Can I make voluntary payments on a Lifetime Mortgage?

Many modern Lifetime Mortgage products allow borrowers to make voluntary, partial repayments (often up to 10% annually of the initial loan amount) without incurring Early Repayment Charges (ERCs). This feature is popular as it allows borrowers to mitigate the effect of compounding interest if they have spare capital available.

What happens if property values drop below the debt on a Lifetime Mortgage?

If the Lifetime Mortgage is compliant with the Equity Release Council (ERC) standards, the No Negative Equity Guarantee ensures that the amount owed will never exceed the value of the property when sold. Even if the property value drops, the beneficiaries will not be left responsible for any shortfall.

Is a RIO mortgage considered equity release?

While RIO mortgages are often discussed in the same breath as equity release products because they serve a similar demographic, RIOs are technically considered a standard residential mortgage product due to the requirement for ongoing monthly interest payments and the adherence to standard mortgage regulation regarding affordability testing and repossession rights.
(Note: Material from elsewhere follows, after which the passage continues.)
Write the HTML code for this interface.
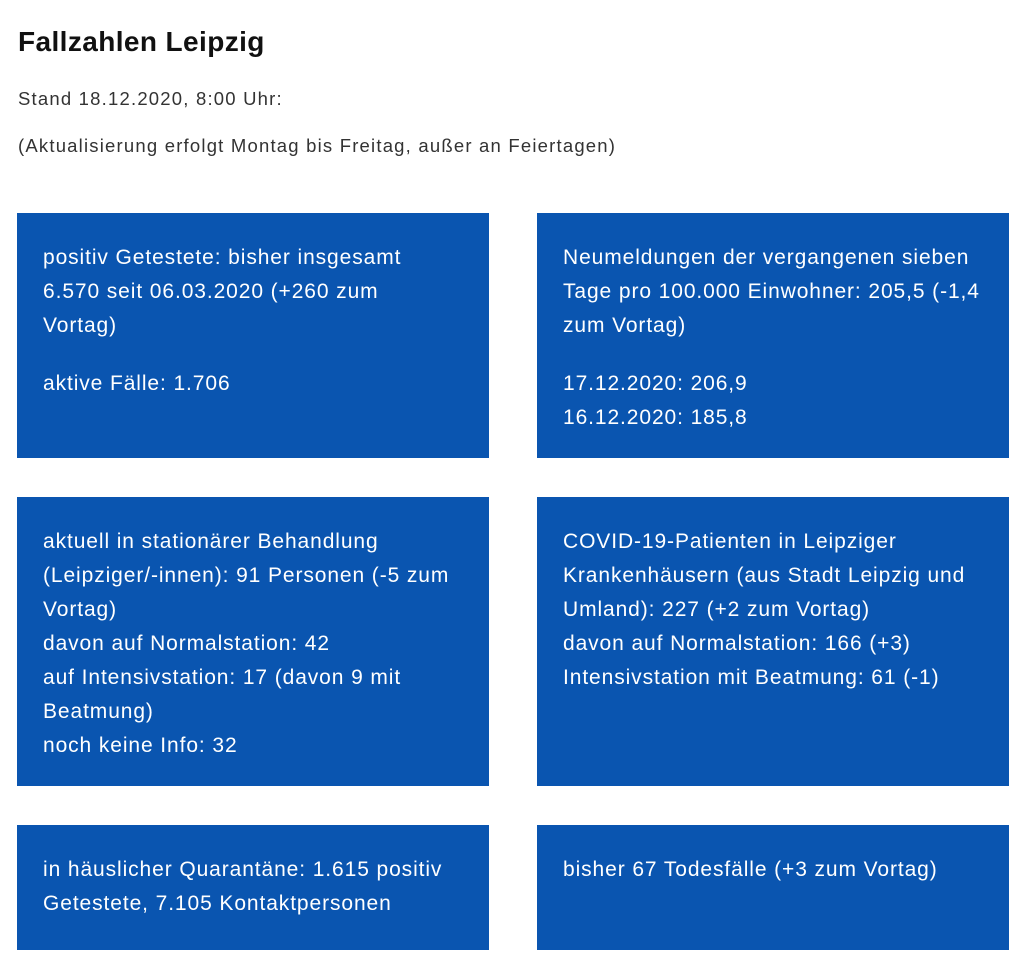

Lifetime Mortgages fall firmly under the equity release category.

Final Considerations for UK Homeowners

Both RIO mortgages and Lifetime Mortgages serve as crucial financial tools for later life, yet their underlying structures demand careful consideration. If you possess reliable retirement income and prioritise passing on maximum equity, the stability of a RIO mortgage, with its lower interest rates and fixed capital debt, is likely more appealing. However, if flexibility, freedom from monthly debt obligations, and guaranteed protection against negative equity are paramount, a Lifetime Mortgage offers a viable solution, provided you accept the significant impact of compounding interest on your estate.

Ultimately, the best choice is the one that aligns most closely with your long-term financial security and inheritance goals. Professional, whole-of-market advice is essential to model the long-term impact of each product accurately before committing.